Scioscia raves about Eckstein’s balance, saying it enables him to throw with maximum velocity. Scouts say Eckstein has no fear turning the double play, even when baserunners are on top of him. “He’s so in tune with every pitch,” Black says. “Some guys, over 21Ú2 to 3 hours, will become distracted. This guy doesn’t.”
Yet the Red Sox failed to grasp what was in front of them, viewing Eckstein for what he wasn’t, not for what he was. Boston snubbed him to name a higher draft pick its Player of the Year at Class A Lowell. And when the Red Sox needed to clear a spot for infielder Lou Merloni two years ago, general manager Dan Duquette bumped Eckstein from the 40-man roster.

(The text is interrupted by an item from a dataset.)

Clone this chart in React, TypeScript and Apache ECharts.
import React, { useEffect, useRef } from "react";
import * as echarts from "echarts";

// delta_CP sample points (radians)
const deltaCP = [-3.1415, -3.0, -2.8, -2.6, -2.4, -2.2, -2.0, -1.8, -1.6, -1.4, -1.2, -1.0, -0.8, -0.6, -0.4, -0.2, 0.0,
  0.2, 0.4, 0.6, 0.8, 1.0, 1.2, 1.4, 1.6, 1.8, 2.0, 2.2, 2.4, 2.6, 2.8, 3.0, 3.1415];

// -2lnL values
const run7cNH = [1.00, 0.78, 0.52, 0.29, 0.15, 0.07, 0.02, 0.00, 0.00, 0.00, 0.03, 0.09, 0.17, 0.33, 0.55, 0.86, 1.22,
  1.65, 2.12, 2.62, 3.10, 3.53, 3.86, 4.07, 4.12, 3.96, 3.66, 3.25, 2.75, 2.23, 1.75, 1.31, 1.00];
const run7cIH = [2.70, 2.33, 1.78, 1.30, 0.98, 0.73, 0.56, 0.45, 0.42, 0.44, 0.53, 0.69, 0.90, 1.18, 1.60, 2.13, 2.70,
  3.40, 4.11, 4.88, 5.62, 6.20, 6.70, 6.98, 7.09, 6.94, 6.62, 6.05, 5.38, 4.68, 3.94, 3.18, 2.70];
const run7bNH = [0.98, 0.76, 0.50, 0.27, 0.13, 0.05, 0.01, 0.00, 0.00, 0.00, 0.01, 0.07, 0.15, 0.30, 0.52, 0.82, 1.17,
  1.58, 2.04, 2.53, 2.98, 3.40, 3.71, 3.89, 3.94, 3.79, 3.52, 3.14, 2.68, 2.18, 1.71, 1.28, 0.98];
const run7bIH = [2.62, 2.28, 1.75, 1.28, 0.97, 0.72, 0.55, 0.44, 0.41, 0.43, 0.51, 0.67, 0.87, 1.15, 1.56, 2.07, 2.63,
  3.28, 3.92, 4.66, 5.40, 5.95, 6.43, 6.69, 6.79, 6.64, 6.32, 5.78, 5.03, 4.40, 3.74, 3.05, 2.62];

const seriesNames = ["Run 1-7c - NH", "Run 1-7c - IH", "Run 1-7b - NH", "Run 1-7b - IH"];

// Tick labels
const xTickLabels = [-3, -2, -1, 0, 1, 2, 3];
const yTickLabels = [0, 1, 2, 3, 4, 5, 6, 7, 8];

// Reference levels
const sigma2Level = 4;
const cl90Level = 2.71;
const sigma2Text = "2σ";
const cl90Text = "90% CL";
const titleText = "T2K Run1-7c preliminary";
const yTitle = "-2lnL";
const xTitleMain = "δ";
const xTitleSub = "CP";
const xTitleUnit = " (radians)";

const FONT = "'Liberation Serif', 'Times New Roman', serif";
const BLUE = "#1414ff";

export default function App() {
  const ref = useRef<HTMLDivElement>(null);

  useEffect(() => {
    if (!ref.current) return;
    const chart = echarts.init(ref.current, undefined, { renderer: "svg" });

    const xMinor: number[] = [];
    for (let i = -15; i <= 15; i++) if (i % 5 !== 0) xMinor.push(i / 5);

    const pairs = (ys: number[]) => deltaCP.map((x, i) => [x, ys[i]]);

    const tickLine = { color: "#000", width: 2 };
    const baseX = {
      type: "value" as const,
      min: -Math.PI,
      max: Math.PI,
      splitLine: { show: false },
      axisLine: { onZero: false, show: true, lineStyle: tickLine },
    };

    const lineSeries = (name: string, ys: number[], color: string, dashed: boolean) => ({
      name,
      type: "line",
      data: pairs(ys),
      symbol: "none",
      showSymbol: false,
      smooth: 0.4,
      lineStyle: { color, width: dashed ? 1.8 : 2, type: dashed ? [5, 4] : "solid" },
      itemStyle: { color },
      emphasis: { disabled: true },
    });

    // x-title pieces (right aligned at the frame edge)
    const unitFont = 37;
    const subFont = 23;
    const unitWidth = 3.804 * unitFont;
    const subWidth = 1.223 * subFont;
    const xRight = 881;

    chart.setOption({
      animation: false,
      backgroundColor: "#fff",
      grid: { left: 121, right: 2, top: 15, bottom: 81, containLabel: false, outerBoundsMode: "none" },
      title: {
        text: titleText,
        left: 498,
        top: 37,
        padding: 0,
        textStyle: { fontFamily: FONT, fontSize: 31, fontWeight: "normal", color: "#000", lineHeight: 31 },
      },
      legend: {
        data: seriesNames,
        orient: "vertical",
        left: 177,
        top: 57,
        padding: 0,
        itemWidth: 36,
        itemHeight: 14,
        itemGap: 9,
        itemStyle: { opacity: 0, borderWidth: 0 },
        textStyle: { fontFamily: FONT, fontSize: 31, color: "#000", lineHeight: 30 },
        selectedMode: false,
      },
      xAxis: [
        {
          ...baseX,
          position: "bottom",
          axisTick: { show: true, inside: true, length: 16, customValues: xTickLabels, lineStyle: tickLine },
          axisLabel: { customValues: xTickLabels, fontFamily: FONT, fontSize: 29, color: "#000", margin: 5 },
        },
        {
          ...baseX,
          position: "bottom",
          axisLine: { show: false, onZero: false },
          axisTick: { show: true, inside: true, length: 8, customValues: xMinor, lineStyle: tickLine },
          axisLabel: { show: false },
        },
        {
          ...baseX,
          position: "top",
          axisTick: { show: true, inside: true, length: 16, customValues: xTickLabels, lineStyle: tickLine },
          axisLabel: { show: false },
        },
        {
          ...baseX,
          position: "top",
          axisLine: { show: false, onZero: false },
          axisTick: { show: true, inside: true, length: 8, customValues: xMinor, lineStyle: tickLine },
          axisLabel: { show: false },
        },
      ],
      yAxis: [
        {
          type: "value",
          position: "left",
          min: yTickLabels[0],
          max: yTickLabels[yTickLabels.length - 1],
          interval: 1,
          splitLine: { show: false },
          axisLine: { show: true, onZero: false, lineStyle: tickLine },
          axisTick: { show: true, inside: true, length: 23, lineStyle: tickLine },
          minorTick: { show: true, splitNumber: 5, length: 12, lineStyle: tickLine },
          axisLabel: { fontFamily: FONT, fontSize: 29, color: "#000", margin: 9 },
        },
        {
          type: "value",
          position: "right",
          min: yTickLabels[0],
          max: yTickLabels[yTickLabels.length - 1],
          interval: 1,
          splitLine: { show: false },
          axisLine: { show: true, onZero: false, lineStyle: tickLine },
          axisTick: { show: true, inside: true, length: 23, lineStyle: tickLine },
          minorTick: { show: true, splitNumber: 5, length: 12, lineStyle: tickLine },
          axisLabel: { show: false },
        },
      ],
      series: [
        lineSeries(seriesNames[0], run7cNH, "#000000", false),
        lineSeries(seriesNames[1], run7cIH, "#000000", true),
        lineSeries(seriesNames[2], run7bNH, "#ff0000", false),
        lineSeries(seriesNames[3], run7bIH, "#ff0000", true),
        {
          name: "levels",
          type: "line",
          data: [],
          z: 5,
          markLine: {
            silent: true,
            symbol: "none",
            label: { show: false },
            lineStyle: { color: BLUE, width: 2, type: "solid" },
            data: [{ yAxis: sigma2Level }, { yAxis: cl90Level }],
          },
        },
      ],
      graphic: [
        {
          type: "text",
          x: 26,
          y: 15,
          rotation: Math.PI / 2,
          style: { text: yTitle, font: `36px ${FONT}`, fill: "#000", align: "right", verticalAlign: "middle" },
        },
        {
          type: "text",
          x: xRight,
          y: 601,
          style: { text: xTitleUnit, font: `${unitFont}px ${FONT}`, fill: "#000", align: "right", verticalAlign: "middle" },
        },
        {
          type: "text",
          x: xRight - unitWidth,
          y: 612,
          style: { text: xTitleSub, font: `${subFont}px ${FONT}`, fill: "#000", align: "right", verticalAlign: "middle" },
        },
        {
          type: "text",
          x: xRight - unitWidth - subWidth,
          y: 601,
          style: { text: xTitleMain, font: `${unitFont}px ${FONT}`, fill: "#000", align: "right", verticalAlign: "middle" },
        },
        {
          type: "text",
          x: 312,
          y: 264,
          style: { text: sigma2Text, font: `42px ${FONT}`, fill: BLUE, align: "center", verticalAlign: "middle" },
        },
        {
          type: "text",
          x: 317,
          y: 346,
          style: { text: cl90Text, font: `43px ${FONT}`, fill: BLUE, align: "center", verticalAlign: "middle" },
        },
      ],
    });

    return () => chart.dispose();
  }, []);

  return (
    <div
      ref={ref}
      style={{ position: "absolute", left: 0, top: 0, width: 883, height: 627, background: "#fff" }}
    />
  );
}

The Angels were waiting. Scout Dale Sutherland, brother of Gary Sutherland, the Angels’ special assistant to the general manager, first was impressed by Eckstein in 1999 at Double-A Trenton. Gary Sutherland saw him four or five times that offseason in the Arizona Fall League. Another Angels scout, Jon Neiderer, filed more glowing reports early in 2000.
“Sometimes, it’s hard to envision a guy that size becoming a solid major league player,” Gary Sutherland says. “We really thought he would be one. And we wanted to have him to see that happen.”

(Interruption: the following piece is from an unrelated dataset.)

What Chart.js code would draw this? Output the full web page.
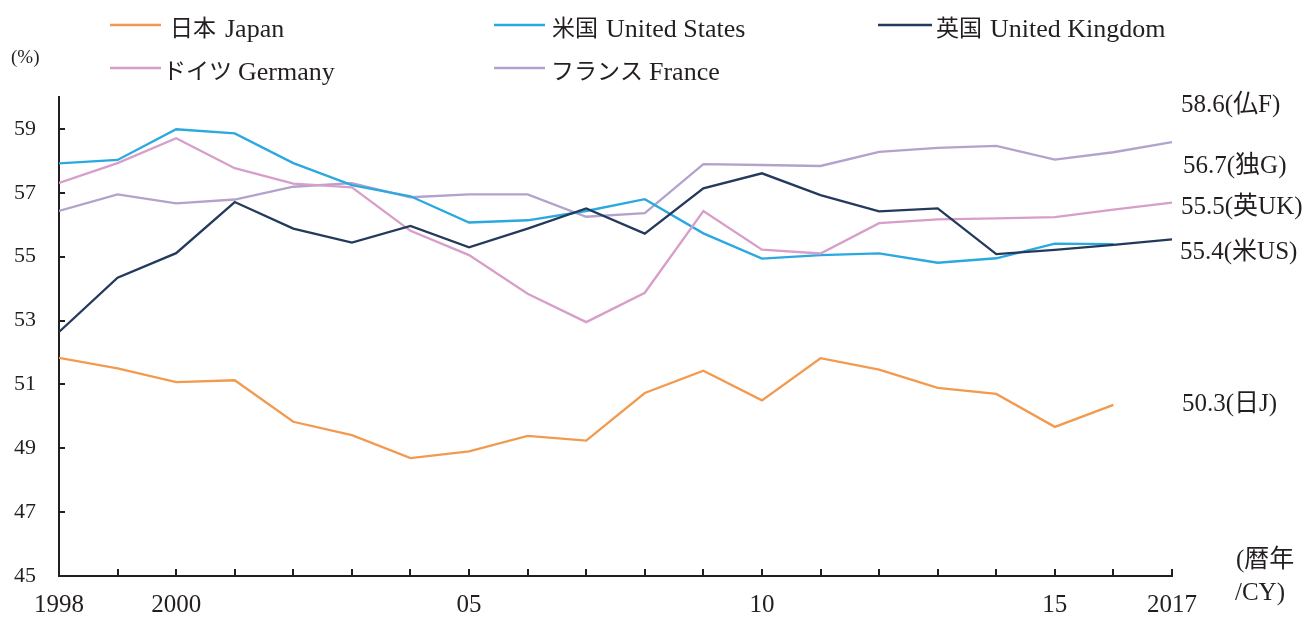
<!DOCTYPE html>
<html><head><meta charset="utf-8">
<script src="https://cdn.jsdelivr.net/npm/chart.js@4/dist/chart.umd.min.js"></script>
<style>html,body{margin:0;padding:0;background:#fff}#wrap{width:1312px;height:619px;position:relative}canvas{display:block}</style>
</head><body><div id="wrap"><canvas id="c"></canvas></div>
<script>
const years = [1998,1999,2000,2001,2002,2003,2004,2005,2006,2007,2008,2009,2010,2011,2012,2013,2014,2015,2016,2017];
const japan = [51.83,51.50,51.07,51.13,49.83,49.41,48.69,48.90,49.39,49.24,50.73,51.43,50.50,51.82,51.46,50.89,50.70,49.67,50.36,null];
const unitedStates = [57.92,58.03,58.99,58.86,57.93,57.24,56.89,56.07,56.14,56.43,56.80,55.73,54.94,55.05,55.10,54.81,54.95,55.41,55.39,null];
const unitedKingdom = [52.64,54.34,55.11,56.71,55.88,55.44,55.96,55.29,55.88,56.51,55.72,57.14,57.61,56.93,56.42,56.51,55.08,55.21,55.37,55.54];
const germany = [57.31,57.93,58.71,57.77,57.29,57.17,55.81,55.05,53.84,52.95,53.87,56.43,55.22,55.10,56.05,56.17,56.20,56.24,56.47,56.69];
const france = [56.43,56.95,56.67,56.79,57.19,57.30,56.86,56.95,56.95,56.25,56.36,57.90,57.87,57.84,58.28,58.41,58.47,58.04,58.27,58.59];
const seriesNames = ['日本 Japan','米国 United States','英国 United Kingdom','ドイツ Germany','フランス France'];
const yTicks = [45,47,49,51,53,55,57,59];
const xLabelYears = [1998,2000,2005,2010,2015,2017];
const xLabelTexts = ['1998','2000','05','10','15','2017'];
const endLabels = ['58.6(仏F)','56.7(独G)','55.5(英UK)','55.4(米US)','50.3(日J)'];
const unitText = '(%)';
const xUnitLines = ['(暦年','/CY)'];

const FONT = "'Liberation Serif','Noto Sans CJK JP',serif";
const CJK = "'Noto Sans CJK JP',sans-serif";
const INK = '#231f20';
const colors = ['#f29a4f','#2aa8e0','#243a5c','#d79ec9','#b3a3cc'];
const seriesData = [japan, unitedStates, unitedKingdom, germany, france];
const orders = [1,3,0,2,4];

const datasets = seriesData.map((arr,i)=>({
  label: seriesNames[i],
  data: years.map((y,j)=>({x:y, y:arr[j]})),
  borderColor: colors[i],
  backgroundColor: colors[i],
  borderWidth: 2.3,
  pointRadius: 0,
  tension: 0,
  spanGaps: false,
  order: orders[i]
}));

const overlay = {
  id:'overlay',
  afterDraw(chart){
    const ctx = chart.ctx;
    const xs = chart.scales.x, ys = chart.scales.y;
    ctx.save();
    // inward tick marks
    ctx.strokeStyle = INK; ctx.lineWidth = 2;
    years.forEach(y=>{
      if (y===years[0]) return;
      const px = Math.round(xs.getPixelForValue(y));
      ctx.beginPath(); ctx.moveTo(px, ys.bottom); ctx.lineTo(px, ys.bottom-7); ctx.stroke();
    });
    yTicks.forEach(v=>{
      const py = Math.round(ys.getPixelForValue(v));
      ctx.beginPath(); ctx.moveTo(xs.left, py); ctx.lineTo(xs.left+6, py); ctx.stroke();
    });
    // legend
    const legPos = [[110,25],[494,25],[878,25],[110,68],[494,68]];
    const lineLen = [51,51,54,51,51];
    const textStart = [170,552,936,163,551];
    const gaps = [9,8,8,6,6];
    ctx.textAlign = 'left'; ctx.textBaseline = 'alphabetic';
    chart.data.datasets.forEach((ds,i)=>{
      const [lx,ly] = legPos[i];
      ctx.strokeStyle = ds.borderColor; ctx.lineWidth = 2.5;
      ctx.beginPath(); ctx.moveTo(lx, ly); ctx.lineTo(lx+lineLen[i], ly); ctx.stroke();
      ctx.fillStyle = INK;
      const sp = ds.label.indexOf(' ');
      const jp = ds.label.slice(0, sp), en = ds.label.slice(sp+1);
      const base = ly + 11.5;
      ctx.font = "23px " + CJK;
      ctx.fillText(jp, textStart[i], base - 1);
      const w = ctx.measureText(jp).width;
      ctx.font = "26px 'Liberation Serif',serif";
      ctx.fillText(en, textStart[i] + w + gaps[i], base);
    });
    // unit
    ctx.textBaseline = 'middle';
    ctx.font = "19px " + FONT;
    ctx.fillText(unitText, 11, 58);
    // end labels
    ctx.font = "25px " + FONT;
    const endPos = [[1181,105],[1183,166],[1181,207],[1180,252],[1182,404]];
    endLabels.forEach((t,i)=>ctx.fillText(t, endPos[i][0], endPos[i][1]));
    ctx.fillText(xUnitLines[0], 1236, 560);
    ctx.fillText(xUnitLines[1], 1235, 593);
    ctx.restore();
  }
};

new Chart(document.getElementById('c'), {
  type:'line',
  data:{datasets},
  options:{
    responsive:true, maintainAspectRatio:false, animation:false,
    layout:{padding:{left:0,right:140,top:97,bottom:0}},
    plugins:{legend:{display:false}, tooltip:{enabled:false}},
    scales:{
      x:{
        type:'linear', min:years[0], max:years[years.length-1],
        afterBuildTicks:s=>{ s.ticks = xLabelYears.map(v=>({value:v})); },
        afterFit:s=>{ s.height = 43; },
        grid:{display:false, drawTicks:false},
        border:{display:true, color:INK, width:2},
        ticks:{autoSkip:false, maxRotation:0, padding:14, color:INK,
          font:{family:FONT, size:25},
          callback:(v)=>{ const k = xLabelYears.indexOf(v); return k>=0 ? xLabelTexts[k] : ''; }}
      },
      y:{
        type:'linear', min:45, max:60,
        afterBuildTicks:s=>{ s.ticks = yTicks.map(v=>({value:v})); },
        afterFit:s=>{ s.width = 59; },
        grid:{display:false, drawTicks:false},
        border:{display:true, color:INK, width:2},
        ticks:{padding:23, color:INK, font:{family:FONT, size:22}}
      }
    }
  },
  plugins:[overlay]
});
</script>
</body></html>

When Eckstein’s name crossed the waiver wire, Sutherland told Angels general manager Bill Stoneman to jump.
“Who’s he?” Stoneman asked.
“A guy we want,” Sutherland said.
For $20,000, the price of a waiver claim, Eckstein entered the Angels organization.
LEADING BY EXAMPLE
Andy Lopez left Pepperdine to become coach at Florida after Eckstein’s freshman year. If Lopez made a suggestion — say, a better two-strike plan — Eckstein would get to work immediately. But not all of Florida’s players were as receptive, and Lopez made several controversial changes at the end of his first season.
“David called me and said, ‘Coach, I want to meet with you,’ ” recalls Lopez, who now is coach at Arizona. “I thought, ‘David’s from Florida. Maybe I’ve overstepped my bounds.’ But all he said was, ‘Coach, I want to know if my brother Rick can transfer here.’ When he said that, I knew for sure that we had the program on the right track.”
Florida went to the College World Series the following season, finishing third in the nation. Now the Angels are experiencing the same lift. Eckstein’s intensity rubs off on his teammates, Black says, making everyone better.
Buck Martinez, the former Blue Jays manager, views Eckstein as an example not just for the Angels but the entire sport. He says more talented players should look at Eckstein and ask, “If I played like that, how good could I be?”
“He reflects all that is good about baseball,” Martinez says. “Anybody can play it. Nobody can tell you that you can’t. As long as you believe in yourself, you can succeed.”